Mohammad Reza Rahmani yang lebih dikenal dengan nama Mehrdad Avesta, anak Mohammad Sadegh, penyair komtemporer Iran, lahir pada 1306 Hs di kota Boroujerdi. Ia menyelesaikan pendidikan dasarnya di kota kelahirannya. Setelah menyelesaikan S1 di bidang filsafat, ia diangkat sebagai pengajar.
Mehrdad Avesta melakukan perjuangan politiknya bertahun-tahun sebelum kemenangan Revolusi Islam Iran. Pada kumpulan syairnya dan juga di buku "Tirana", ia menggunakan nada keras saat mengritik rezim Shah.

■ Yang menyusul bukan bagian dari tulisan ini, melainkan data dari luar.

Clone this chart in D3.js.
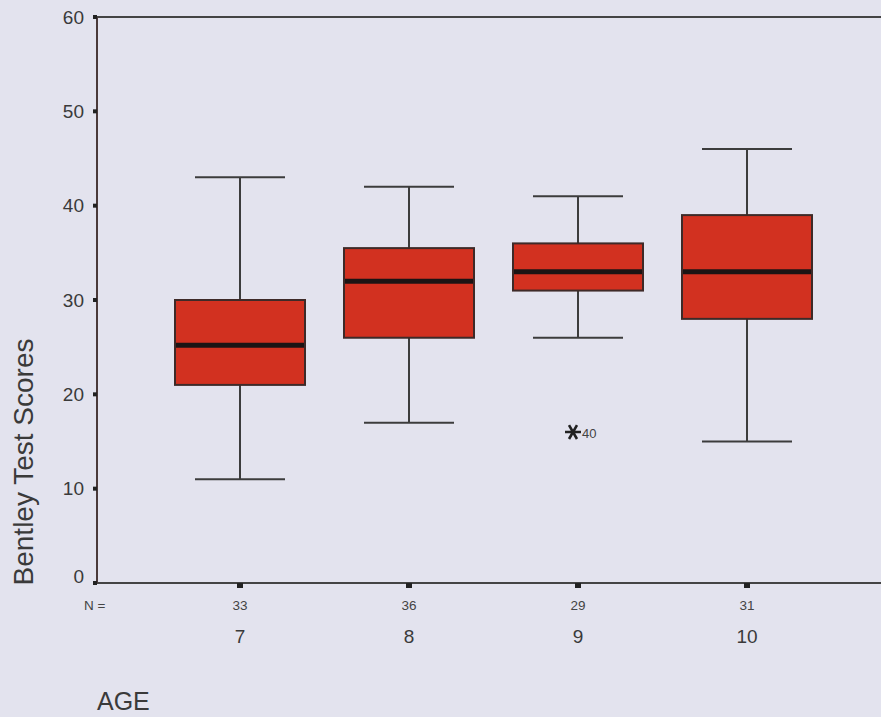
<!DOCTYPE html>
<html><head><meta charset="utf-8">
<script src="https://cdn.jsdelivr.net/npm/d3@7"></script>
<style>
html,body{margin:0;padding:0;background:#e3e3ee;}
svg{display:block;font-family:"Liberation Sans",Arial,sans-serif;}
</style></head>
<body>
<svg id="chart" width="881" height="717"></svg>
<script>
const categories = ["7","8","9","10"];
const counts = [33,36,29,31];
const whiskerLow = [11,17,26,15];
const q1 = [21,26,31,28];
const median = [25.2,32,33,33];
const q3 = [30,35.5,36,39];
const whiskerHigh = [43,42,41,46];
const outliers = [{cat:"9", value:16, label:"40"}];
const yTicks = [0,10,20,30,40,50,60];

const svg = d3.select("#chart");
const x0 = 97, yTop = 17, yBot = 583;
const x = d3.scalePoint().domain(categories).range([240,747]);
const y = d3.scaleLinear().domain([0,60]).range([yBot,yTop]);
const boxW = 130, capW = 90;
const ink = "#3c3c3c";

// frame: top line and axes
svg.append("line").attr("x1",x0).attr("x2",881).attr("y1",y(60)).attr("y2",y(60))
  .attr("stroke","#444").attr("stroke-width",2);
svg.append("line").attr("x1",x0).attr("x2",881).attr("y1",y(0)).attr("y2",y(0))
  .attr("stroke","#444").attr("stroke-width",2);
svg.append("line").attr("x1",x0).attr("x2",x0).attr("y1",y(60)).attr("y2",y(0))
  .attr("stroke","#4a3a3a").attr("stroke-width",2);

// y ticks
const yAxis = svg.append("g");
yTicks.forEach(t=>{
  yAxis.append("rect").attr("x",x0-4).attr("y",y(t)-2).attr("width",4).attr("height",4).attr("fill","#222");
  yAxis.append("text").attr("x",x0-13).attr("y",y(t) - (t===0?7:0)).attr("dy","0.35em")
    .attr("text-anchor","end").attr("font-size",19).attr("fill","#3a3a3a").text(t);
});

// x ticks
const xAxis = svg.append("g");
categories.forEach((c,i)=>{
  xAxis.append("rect").attr("x",x(c)-3).attr("y",yBot).attr("width",6).attr("height",5).attr("fill","#222");
  xAxis.append("text").attr("x",x(c)).attr("y",610)
    .attr("text-anchor","middle").attr("font-size",13.5).attr("fill","#444").text(counts[i]);
  xAxis.append("text").attr("x",x(c)).attr("y",643)
    .attr("text-anchor","middle").attr("font-size",19).attr("fill","#3a3a3a").text(c);
});
svg.append("text").attr("x",84).attr("y",610).attr("font-size",13.5)
  .attr("fill","#444").text("N =");

// boxes
const g = svg.append("g");
categories.forEach((c,i)=>{
  const cx = x(c);
  g.append("line").attr("x1",cx).attr("x2",cx).attr("y1",y(whiskerHigh[i])).attr("y2",y(q3[i]))
    .attr("stroke",ink).attr("stroke-width",2);
  g.append("line").attr("x1",cx).attr("x2",cx).attr("y1",y(q1[i])).attr("y2",y(whiskerLow[i]))
    .attr("stroke",ink).attr("stroke-width",2);
  g.append("line").attr("x1",cx-capW/2).attr("x2",cx+capW/2).attr("y1",y(whiskerHigh[i])).attr("y2",y(whiskerHigh[i]))
    .attr("stroke",ink).attr("stroke-width",2);
  g.append("line").attr("x1",cx-capW/2).attr("x2",cx+capW/2).attr("y1",y(whiskerLow[i])).attr("y2",y(whiskerLow[i]))
    .attr("stroke",ink).attr("stroke-width",2);
  g.append("rect").attr("x",cx-boxW/2).attr("y",y(q3[i])).attr("width",boxW)
    .attr("height",y(q1[i])-y(q3[i])).attr("fill","#d23120").attr("stroke","#3e2a28").attr("stroke-width",2);
  g.append("line").attr("x1",cx-boxW/2+1).attr("x2",cx+boxW/2-1).attr("y1",y(median[i])).attr("y2",y(median[i]))
    .attr("stroke","#1c1414").attr("stroke-width",5);
});

// outliers
outliers.forEach(o=>{
  const cx = x(o.cat), cy = y(o.value);
  g.append("path").attr("d",d3.symbol(d3.symbolAsterisk,180)())
    .attr("transform",`translate(${cx-5},${cy}) rotate(90)`)
    .attr("stroke","#222").attr("stroke-width",2.6).attr("fill","none");
  g.append("text").attr("x",cx+4).attr("y",cy+1).attr("dy","0.35em").attr("font-size",13)
    .attr("fill","#444").text(o.label);
});

// titles
svg.append("text").attr("transform","translate(33,462) rotate(-90)")
  .attr("text-anchor","middle").attr("font-size",28).attr("fill","#3a3a3a").text("Bentley Test Scores");
svg.append("text").attr("x",97).attr("y",710).attr("font-size",25)
  .attr("fill","#3a3a3a").text("AGE");
</script>
</body></html>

Avesta membaca puisi indah tentang Revolusi Islam dan juga ketika memuji Imam Khomeini.
Avesta banyak melakukan penelitian terhadap puisi para penyair besar seperti Hafez, Khaqani dan sastra legenda dunia. Ia punya kelebihan luar biasa dalam membaca pelbagai bentuk puisi, khususnya kasidah. Ia pasca Revolusi Islam Iran menjabat sebagai penasihat budaya presiden Iran. Di tahun-tahun terakhir dari usianya, Avesta diangkat sebagai Kepala Dewan Puisi Kementerian Budaya dan Bimbingan Islam.
Penyair besar Iran ini meninggalkan karya-karya besar di bidang puisi dan roman seperti Imam, Hamaseh Digar dan Karavan Rafteh.